Blind Date 6.5: SJ’s Kids in the Whitelands
So, with all the family obligations and sadness, I haven’t had a chance to post about a (how do I describe this – not fun, something more like – I’m glad it didn’t kill me) experience meeting the Sarcastic Journalist’s kids. She and the Hubs were looking for a rare night out a couple of Friday’s ago and thought that a shy 12 year-old might possibly get eaten alive by her two under two. I volunteered to bring Zac over and let the three kids wrestle until the passed out on the living room floor.
First off, let me tell you that the Whitelands isn’t all that far away from where I live. It’s just far if you don’t follow directions and instead decide to go pick up more cake as a housewarming present. Getting to the cake made me over an hour late (which conveniently rhymes). By the time I found SJ’s house in the Whitelands, Zac was in total, complete meltdown mode in the backseat. I had picked him day care and driven directly out to SJ’s house. I did not pass go, I did not collect $200, I did not feed him, I did try and give him a bottle which he promptly threw across the backseat in disgust. As we say in my family, he was “not a happy camper”.
Second, SJ is NOT exaggerating about the Whitelands.
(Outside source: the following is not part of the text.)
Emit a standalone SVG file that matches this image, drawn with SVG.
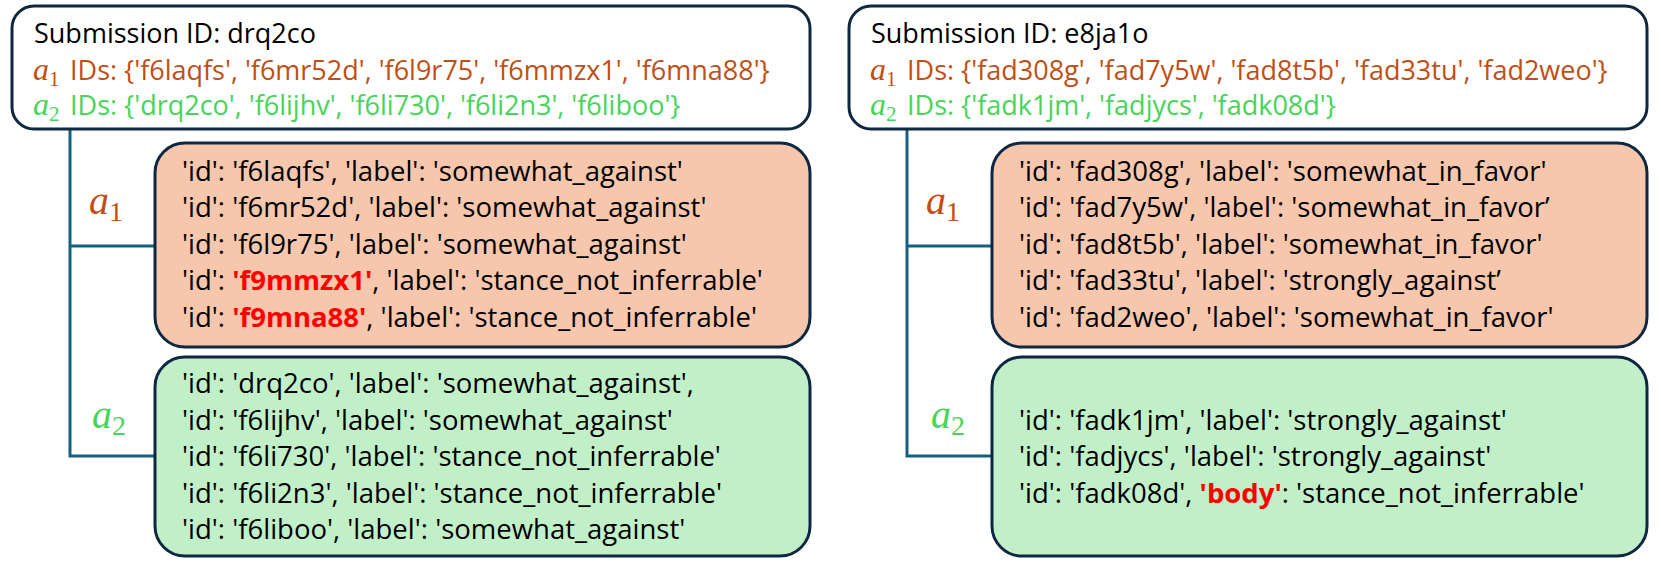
<svg xmlns="http://www.w3.org/2000/svg" width="1661" height="572" viewBox="0 0 1661 572">
<style>
.box{stroke:#0E2841;stroke-width:3}
.top{fill:#FFFFFF}
.a1b{fill:#F6C6AD}
.a2b{fill:#C1F0C8}
.t{font-family:"Open Sans","Liberation Sans",sans-serif;font-size:27.5px;fill:#000}
.h{font-family:"Open Sans","Liberation Sans",sans-serif;font-size:27px;fill:#000}
.o{fill:#C04F15}
.g{fill:#47D45A}
.m{font-family:"Liberation Serif","DejaVu Serif",serif;font-style:italic}
.s{font-family:"Liberation Serif","DejaVu Serif",serif;font-style:normal}
.r{fill:#FF0000;font-weight:bold}
.lab{font-size:40px}
.conn{fill:none;stroke:#156082;stroke-width:3}
</style>
<g id="connectors">
<path class="conn" d="M70,129 V456 H155 M70,246 H155"/>
<path class="conn" d="M907,129 V456 H992 M907,246 H992"/>
</g>
<g id="left-header">
<rect class="box top" x="12" y="6" width="798" height="123" rx="22"/>
<text class="h" x="34" y="43">Submission ID: drq2co</text>
<text class="h o" x="33" y="80"><tspan class="m" font-size="32">a</tspan><tspan class="s" font-size="21" dy="6">1</tspan><tspan x="70" dy="-6">IDs: {'f6laqfs', 'f6mr52d', 'f6l9r75', 'f6mmzx1', 'f6mna88'}</tspan></text>
<text class="h g" x="33" y="115"><tspan class="m" font-size="32">a</tspan><tspan class="s" font-size="21" dy="6">2</tspan><tspan x="70" dy="-6">IDs: {'drq2co', 'f6lijhv', 'f6li730', 'f6li2n3', 'f6liboo'}</tspan></text>
</g>
<g id="left-a1">
<rect class="box a1b" x="155" y="143" width="655" height="204" rx="30"/>
<text class="t" x="182" y="181">'id': 'f6laqfs', 'label': 'somewhat_against'</text>
<text class="t" x="182" y="217">'id': 'f6mr52d', 'label': 'somewhat_against'</text>
<text class="t" x="182" y="254">'id': 'f6l9r75', 'label': 'somewhat_against'</text>
<text class="t" x="182" y="290">'id': <tspan class="r">'f9mmzx1'</tspan>, 'label': 'stance_not_inferrable'</text>
<text class="t" x="182" y="327">'id': <tspan class="r">'f9mna88'</tspan>, 'label': 'stance_not_inferrable'</text>
</g>
<g id="left-a1-label">
<text class="o" x="89" y="214"><tspan class="m lab">a</tspan><tspan class="s" font-size="28" dy="7">1</tspan></text>
</g>
<g id="left-a2">
<rect class="box a2b" x="155" y="357" width="655" height="199" rx="30"/>
<text class="t" x="182" y="393">'id': 'drq2co', 'label': 'somewhat_against',</text>
<text class="t" x="182" y="430">'id': 'f6lijhv', 'label': 'somewhat_against'</text>
<text class="t" x="182" y="466">'id': 'f6li730', 'label': 'stance_not_inferrable'</text>
<text class="t" x="182" y="503">'id': 'f6li2n3', 'label': 'stance_not_inferrable'</text>
<text class="t" x="182" y="539">'id': 'f6liboo', 'label': 'somewhat_against'</text>
</g>
<g id="left-a2-label">
<text class="g" x="92" y="428"><tspan class="m lab">a</tspan><tspan class="s" font-size="28" dy="7">2</tspan></text>
</g>
<g id="right-header">
<rect class="box top" x="849" y="6" width="798" height="123" rx="22"/>
<text class="h" x="871" y="43">Submission ID: e8ja1o</text>
<text class="h o" x="870" y="80"><tspan class="m" font-size="32">a</tspan><tspan class="s" font-size="21" dy="6">1</tspan><tspan x="907" dy="-6">IDs: {'fad308g', 'fad7y5w', 'fad8t5b', 'fad33tu', 'fad2weo'}</tspan></text>
<text class="h g" x="870" y="115"><tspan class="m" font-size="32">a</tspan><tspan class="s" font-size="21" dy="6">2</tspan><tspan x="907" dy="-6">IDs: {'fadk1jm', 'fadjycs', 'fadk08d'}</tspan></text>
</g>
<g id="right-a1">
<rect class="box a1b" x="992" y="143" width="655" height="204" rx="30"/>
<text class="t" x="1019" y="181">'id': 'fad308g', 'label': 'somewhat_in_favor'</text>
<text class="t" x="1019" y="217">'id': 'fad7y5w', 'label': 'somewhat_in_favor’</text>
<text class="t" x="1019" y="254">'id': 'fad8t5b', 'label': 'somewhat_in_favor'</text>
<text class="t" x="1019" y="290">'id': 'fad33tu', 'label': 'strongly_against’</text>
<text class="t" x="1019" y="327">'id': 'fad2weo', 'label': 'somewhat_in_favor'</text>
</g>
<g id="right-a1-label">
<text class="o" x="926" y="214"><tspan class="m lab">a</tspan><tspan class="s" font-size="28" dy="7">1</tspan></text>
</g>
<g id="right-a2">
<rect class="box a2b" x="992" y="357" width="655" height="199" rx="30"/>
<text class="t" x="1019" y="430">'id': 'fadk1jm', 'label': 'strongly_against'</text>
<text class="t" x="1019" y="466">'id': 'fadjycs', 'label': 'strongly_against'</text>
<text class="t" x="1019" y="503">'id': 'fadk08d', <tspan class="r">'body'</tspan>: 'stance_not_inferrable'</text>
</g>
<g id="right-a2-label">
<text class="g" x="931" y="428"><tspan class="m lab">a</tspan><tspan class="s" font-size="28" dy="7">2</tspan></text>
</g>
</svg>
I have never seen a place like that before in my life. There really is a country club and there really is a giant lake with mansions. I can’t guarantee that everyone who lives there is white, but they certainly make more money than I do, regardless of their race or ethnicity. Pulling up to her house in my crappy car with my screaming child must have shocked many of her neighbors.
I meet SJ and the Hubs and then I’m quickly introduced to Ellie (the almost 2 year-old) and Sam (the 5 month-old stud muffin, a.k.a: the most laid-back baby in the world). She and the Hubs were in a bit of a rush to get out the door and seemed surprised when I kept asking questions about where to find certain items or how to put the two of them down for bed. I joked that she must not be used to leaving her kids with someone and she gave me a long, hard look that said, “No bio-tch. I’m not. And I hope my kids eat you alive”
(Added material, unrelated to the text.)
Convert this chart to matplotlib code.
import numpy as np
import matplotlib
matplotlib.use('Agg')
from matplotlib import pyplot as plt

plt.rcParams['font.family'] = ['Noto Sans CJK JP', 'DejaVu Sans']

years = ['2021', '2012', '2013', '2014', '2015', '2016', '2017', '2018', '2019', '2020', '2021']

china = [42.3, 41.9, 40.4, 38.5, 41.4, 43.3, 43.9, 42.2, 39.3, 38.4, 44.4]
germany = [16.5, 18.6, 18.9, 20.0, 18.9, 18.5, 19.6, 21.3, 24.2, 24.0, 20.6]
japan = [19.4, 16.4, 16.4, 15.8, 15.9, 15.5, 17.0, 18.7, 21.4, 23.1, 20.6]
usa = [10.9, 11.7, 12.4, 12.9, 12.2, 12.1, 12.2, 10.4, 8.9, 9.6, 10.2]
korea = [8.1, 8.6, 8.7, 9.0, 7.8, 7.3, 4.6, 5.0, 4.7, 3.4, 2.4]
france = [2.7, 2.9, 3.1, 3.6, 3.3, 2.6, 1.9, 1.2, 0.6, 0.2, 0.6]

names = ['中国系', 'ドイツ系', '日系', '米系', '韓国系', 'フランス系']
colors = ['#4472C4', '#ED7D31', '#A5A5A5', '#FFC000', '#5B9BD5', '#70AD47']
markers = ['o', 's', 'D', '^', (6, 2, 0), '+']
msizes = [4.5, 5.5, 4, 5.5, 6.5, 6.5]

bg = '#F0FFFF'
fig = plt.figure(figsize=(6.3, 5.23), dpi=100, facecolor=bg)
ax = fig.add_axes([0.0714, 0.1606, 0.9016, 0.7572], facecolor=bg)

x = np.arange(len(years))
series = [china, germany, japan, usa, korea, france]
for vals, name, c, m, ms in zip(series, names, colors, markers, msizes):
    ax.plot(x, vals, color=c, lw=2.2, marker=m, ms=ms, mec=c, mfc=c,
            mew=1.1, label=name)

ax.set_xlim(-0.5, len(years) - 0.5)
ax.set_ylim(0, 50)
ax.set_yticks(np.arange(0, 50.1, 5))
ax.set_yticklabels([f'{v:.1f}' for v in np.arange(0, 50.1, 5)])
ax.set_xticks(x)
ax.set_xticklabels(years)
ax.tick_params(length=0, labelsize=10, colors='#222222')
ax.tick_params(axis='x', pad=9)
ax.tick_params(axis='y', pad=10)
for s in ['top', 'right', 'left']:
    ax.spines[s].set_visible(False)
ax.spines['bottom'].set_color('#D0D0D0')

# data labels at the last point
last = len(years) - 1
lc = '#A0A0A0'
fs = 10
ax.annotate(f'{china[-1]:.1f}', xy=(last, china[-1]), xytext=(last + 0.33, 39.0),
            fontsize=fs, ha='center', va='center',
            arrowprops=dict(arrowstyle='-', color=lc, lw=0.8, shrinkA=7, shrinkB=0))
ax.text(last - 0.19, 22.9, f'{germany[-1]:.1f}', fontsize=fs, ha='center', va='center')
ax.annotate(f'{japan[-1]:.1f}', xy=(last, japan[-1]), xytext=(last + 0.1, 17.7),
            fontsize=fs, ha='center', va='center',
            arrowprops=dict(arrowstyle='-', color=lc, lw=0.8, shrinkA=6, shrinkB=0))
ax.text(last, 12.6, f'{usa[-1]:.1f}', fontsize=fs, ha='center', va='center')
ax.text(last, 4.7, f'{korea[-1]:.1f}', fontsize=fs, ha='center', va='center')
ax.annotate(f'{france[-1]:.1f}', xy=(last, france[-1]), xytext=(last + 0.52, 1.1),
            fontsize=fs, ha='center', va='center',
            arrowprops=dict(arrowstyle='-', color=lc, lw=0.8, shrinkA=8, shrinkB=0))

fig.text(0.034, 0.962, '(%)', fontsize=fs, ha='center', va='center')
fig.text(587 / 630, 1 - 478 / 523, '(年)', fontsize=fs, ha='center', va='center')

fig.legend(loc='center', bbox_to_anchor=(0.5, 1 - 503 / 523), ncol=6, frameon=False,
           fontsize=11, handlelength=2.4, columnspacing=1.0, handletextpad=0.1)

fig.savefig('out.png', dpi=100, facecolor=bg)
With little ceremony, and me kind of wondering where they went, the two of them left for the evening. The biggest surprise of the evening was how well-behaved her kids really are. Really. I’m not joking. She usually makes her kids sound like they are the devil incarnate out to suck the life force from any adult they come in contact with. As SJ told me, though, “Who would want to read about how great my kids are? Come on. That shit would be boring”. So, it was a great surprise to have Ellie cuddled up next to me on the couch, watching Barnie, with Sam doing his best to keep Zac from straddling and suffocating him.
My son appears to really, really like other babies. I mean, “Zac-get-off-of-him-before-he-can’t-breathe,” likes other babies. The whole evening I spent pulling Zac off Sam, who was strapped into his bouncy seat like a turkey around Thanksgiving time in the eyes of my son. Zac wanted to kiss him, hug him, and rub his boy belly all over Sam’s face.
I felt like the best caregiver in the history of the world when I had all three kids under two down for bed at 8:30pm. Zac was in Sam’s crib. Ellie was in her “big girl” bed. Sam was (should I really admit this?) on the floor in his parents’ bedroom. On his stomach. On a blanket. I went in to turn him over and save myself the embarrassment of admitting that I really had killed her youngest child. Sam woke up and started crying. Then Zac woke up and started crying. The two of them were like dueling banjos for the next hour-and-a-half until I finally admitted defeat and called SJ and the Hubs home.
Any woman with multiples now has my utmost respect. I must be out of my freaking mind for ever entertaining the thought of having another child.